INSTRUCTIONS TO FOLLOW → Set down each line of the data below exactly as it stands, dropping the pictures.

== DATA RECORDS ==

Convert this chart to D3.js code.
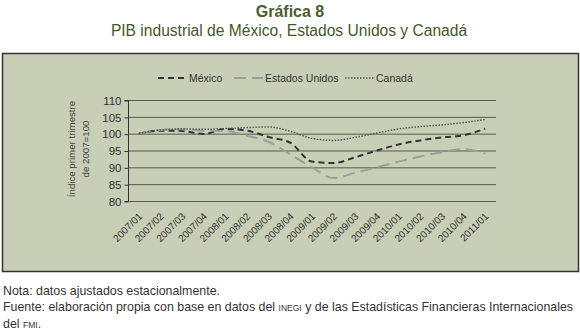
<!DOCTYPE html>
<html><head><meta charset="utf-8">
<script src="https://cdn.jsdelivr.net/npm/d3@7/dist/d3.min.js"></script>
<style>
body{margin:0;background:#fff;}
svg{display:block;font-family:"Liberation Sans",Arial,sans-serif;}
</style></head>
<body><svg id="c" width="580" height="331"></svg>
<script>
const categories = ["2007/01","2007/02","2007/03","2007/04","2008/01","2008/02","2008/03","2008/04","2009/01","2009/02","2009/03","2009/04","2010/01","2010/02","2010/03","2010/04","2011/01"];
const mexico = [100,100.9,100.8,99.9,101.4,100.9,99.0,97.3,91.7,91.3,93.0,95.0,96.8,98.0,98.9,99.5,101.5];
const estadosUnidos = [100,101.1,101.3,100.9,100.8,99.4,97.6,93.8,90.0,86.8,88.4,90.0,91.7,93.2,94.5,95.4,94.1];
const canada = [100,101.1,101.4,101.3,101.5,101.8,102.0,100.7,98.6,98.0,98.9,100.2,101.4,102.1,102.6,103.3,104.2];
const yTicks = [80,85,90,95,100,105,110];

const svg = d3.select("#c");
const bg = "#c8cfb6";

svg.append("text").attr("x",290).attr("y",17).attr("text-anchor","middle")
  .attr("font-size",16).attr("font-weight","bold").attr("fill","#4b5e2d").text("Gráfica 8");
svg.append("text").attr("x",289).attr("y",36).attr("text-anchor","middle")
  .attr("font-size",15.6).attr("fill","#3f5a25").text("PIB industrial de México, Estados Unidos y Canadá");

svg.append("rect").attr("x",2.5).attr("y",53.5).attr("width",576).attr("height",218)
  .attr("fill",bg).attr("stroke","#333").attr("stroke-width",1.5);

const L=128,R=496,T=100,B=201;
const x = d3.scaleBand().domain(categories).range([L,R]);
const y = d3.scaleLinear().domain([80,110]).range([B,T]);

// gridlines
svg.append("g").selectAll("line").data(yTicks).join("line")
  .attr("x1",L).attr("x2",R).attr("y1",d=>y(d)+0.5).attr("y2",d=>y(d)+0.5)
  .attr("stroke","#555b50").attr("stroke-width",1);

const ya = svg.append("g").attr("transform",`translate(${L+0.5},0.5)`)
  .call(d3.axisLeft(y).tickValues(yTicks).tickSize(4).tickPadding(3));
ya.select(".domain").attr("stroke","#333").attr("d",`M-4,${T}H0V${B}H-4`);
ya.selectAll(".tick line").attr("stroke","#333");
ya.selectAll("text").attr("font-size",11.5).attr("fill","#333").attr("font-family","Liberation Sans, Arial, sans-serif");

// x labels
const xg = svg.append("g");
xg.selectAll("text").data(categories).join("text")
  .attr("text-anchor","end").attr("font-size",10).attr("fill","#333")
  .attr("transform",d=>"translate(" + (x(d)+x.bandwidth()/2+4) + "," + (B+16) + ") rotate(-45)")
  .text(d=>d);

// y title
const yt = svg.append("text").attr("transform","translate(75,149) rotate(-90)")
  .attr("text-anchor","middle").attr("font-size",9.7).attr("fill","#444");
yt.append("tspan").attr("x",0).attr("dy",0).text("Índice primer trimestre");
yt.append("tspan").attr("x",0).attr("dy",14).text("de 2007=100");

const series = [
  {name:"México", values:mexico, color:"#333", dash:"6,4", width:2},
  {name:"Estados Unidos", values:estadosUnidos, color:"#9d9f9a", dash:"12,6", width:2},
  {name:"Canadá", values:canada, color:"#555", dash:"1.5,1.5", width:1.5}
];
const line = d3.line().x((d,i)=>x(categories[i])+x.bandwidth()/2).y(d=>y(d)).curve(d3.curveMonotoneX);
series.forEach(s=>{
  svg.append("path").datum(s.values).attr("d",line).attr("fill","none")
    .attr("stroke",s.color).attr("stroke-width",s.width).attr("stroke-dasharray",s.dash);
});

// legend
const legX=[158,234,345];
series.forEach((s,i)=>{
  svg.append("line").attr("x1",legX[i]).attr("x2",legX[i]+29).attr("y1",78).attr("y2",78)
    .attr("stroke",s.color).attr("stroke-width",s.width).attr("stroke-dasharray",s.dash);
  svg.append("text").attr("x",legX[i]+31).attr("y",82).attr("font-size",10.5).attr("fill","#333").text(s.name);
});

// notes
const nt = {fs:12.4, c:"#333"};
svg.append("text").attr("x",3).attr("y",295).attr("font-size",nt.fs).attr("fill",nt.c).text("Nota: datos ajustados estacionalmente.");
const f = svg.append("text").attr("x",3).attr("y",311).attr("font-size",nt.fs).attr("fill",nt.c);
f.append("tspan").text("Fuente: elaboración propia con base en datos del ");
f.append("tspan").attr("font-size",8.5).text("INEGI");
f.append("tspan").text(" y de las Estadísticas Financieras Internacionales");
const g2 = svg.append("text").attr("x",3).attr("y",328).attr("font-size",nt.fs).attr("fill",nt.c);
g2.append("tspan").text("del ");
g2.append("tspan").attr("font-size",8.5).text("FMI");
g2.append("tspan").text(".");
</script></body></html>
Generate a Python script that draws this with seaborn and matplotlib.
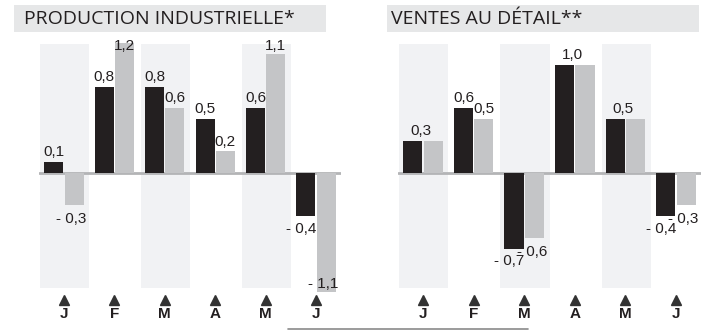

===

OUTPUT FOR THIS TASK →
Convert this chart to D3.js code.
<!DOCTYPE html>
<html><head><meta charset="utf-8">
<script src="https://cdn.jsdelivr.net/npm/d3@7/dist/d3.min.js"></script>
<style>
body{margin:0;background:#fff;}
svg{display:block;font-family:"Liberation Sans",Arial,sans-serif;}
</style></head>
<body><svg id="c" width="580" height="331"></svg>
<script>
const categories = ["2007/01","2007/02","2007/03","2007/04","2008/01","2008/02","2008/03","2008/04","2009/01","2009/02","2009/03","2009/04","2010/01","2010/02","2010/03","2010/04","2011/01"];
const mexico = [100,100.9,100.8,99.9,101.4,100.9,99.0,97.3,91.7,91.3,93.0,95.0,96.8,98.0,98.9,99.5,101.5];
const estadosUnidos = [100,101.1,101.3,100.9,100.8,99.4,97.6,93.8,90.0,86.8,88.4,90.0,91.7,93.2,94.5,95.4,94.1];
const canada = [100,101.1,101.4,101.3,101.5,101.8,102.0,100.7,98.6,98.0,98.9,100.2,101.4,102.1,102.6,103.3,104.2];
const yTicks = [80,85,90,95,100,105,110];

const svg = d3.select("#c");
const bg = "#c8cfb6";

svg.append("text").attr("x",290).attr("y",17).attr("text-anchor","middle")
  .attr("font-size",16).attr("font-weight","bold").attr("fill","#4b5e2d").text("Gráfica 8");
svg.append("text").attr("x",289).attr("y",36).attr("text-anchor","middle")
  .attr("font-size",15.6).attr("fill","#3f5a25").text("PIB industrial de México, Estados Unidos y Canadá");

svg.append("rect").attr("x",2.5).attr("y",53.5).attr("width",576).attr("height",218)
  .attr("fill",bg).attr("stroke","#333").attr("stroke-width",1.5);

const L=128,R=496,T=100,B=201;
const x = d3.scaleBand().domain(categories).range([L,R]);
const y = d3.scaleLinear().domain([80,110]).range([B,T]);

// gridlines
svg.append("g").selectAll("line").data(yTicks).join("line")
  .attr("x1",L).attr("x2",R).attr("y1",d=>y(d)+0.5).attr("y2",d=>y(d)+0.5)
  .attr("stroke","#555b50").attr("stroke-width",1);

const ya = svg.append("g").attr("transform",`translate(${L+0.5},0.5)`)
  .call(d3.axisLeft(y).tickValues(yTicks).tickSize(4).tickPadding(3));
ya.select(".domain").attr("stroke","#333").attr("d",`M-4,${T}H0V${B}H-4`);
ya.selectAll(".tick line").attr("stroke","#333");
ya.selectAll("text").attr("font-size",11.5).attr("fill","#333").attr("font-family","Liberation Sans, Arial, sans-serif");

// x labels
const xg = svg.append("g");
xg.selectAll("text").data(categories).join("text")
  .attr("text-anchor","end").attr("font-size",10).attr("fill","#333")
  .attr("transform",d=>"translate(" + (x(d)+x.bandwidth()/2+4) + "," + (B+16) + ") rotate(-45)")
  .text(d=>d);

// y title
const yt = svg.append("text").attr("transform","translate(75,149) rotate(-90)")
  .attr("text-anchor","middle").attr("font-size",9.7).attr("fill","#444");
yt.append("tspan").attr("x",0).attr("dy",0).text("Índice primer trimestre");
yt.append("tspan").attr("x",0).attr("dy",14).text("de 2007=100");

const series = [
  {name:"México", values:mexico, color:"#333", dash:"6,4", width:2},
  {name:"Estados Unidos", values:estadosUnidos, color:"#9d9f9a", dash:"12,6", width:2},
  {name:"Canadá", values:canada, color:"#555", dash:"1.5,1.5", width:1.5}
];
const line = d3.line().x((d,i)=>x(categories[i])+x.bandwidth()/2).y(d=>y(d)).curve(d3.curveMonotoneX);
series.forEach(s=>{
  svg.append("path").datum(s.values).attr("d",line).attr("fill","none")
    .attr("stroke",s.color).attr("stroke-width",s.width).attr("stroke-dasharray",s.dash);
});

// legend
const legX=[158,234,345];
series.forEach((s,i)=>{
  svg.append("line").attr("x1",legX[i]).attr("x2",legX[i]+29).attr("y1",78).attr("y2",78)
    .attr("stroke",s.color).attr("stroke-width",s.width).attr("stroke-dasharray",s.dash);
  svg.append("text").attr("x",legX[i]+31).attr("y",82).attr("font-size",10.5).attr("fill","#333").text(s.name);
});

// notes
const nt = {fs:12.4, c:"#333"};
svg.append("text").attr("x",3).attr("y",295).attr("font-size",nt.fs).attr("fill",nt.c).text("Nota: datos ajustados estacionalmente.");
const f = svg.append("text").attr("x",3).attr("y",311).attr("font-size",nt.fs).attr("fill",nt.c);
f.append("tspan").text("Fuente: elaboración propia con base en datos del ");
f.append("tspan").attr("font-size",8.5).text("INEGI");
f.append("tspan").text(" y de las Estadísticas Financieras Internacionales");
const g2 = svg.append("text").attr("x",3).attr("y",328).attr("font-size",nt.fs).attr("fill",nt.c);
g2.append("tspan").text("del ");
g2.append("tspan").attr("font-size",8.5).text("FMI");
g2.append("tspan").text(".");
</script></body></html>
Generate a Python script that draws this with seaborn and matplotlib.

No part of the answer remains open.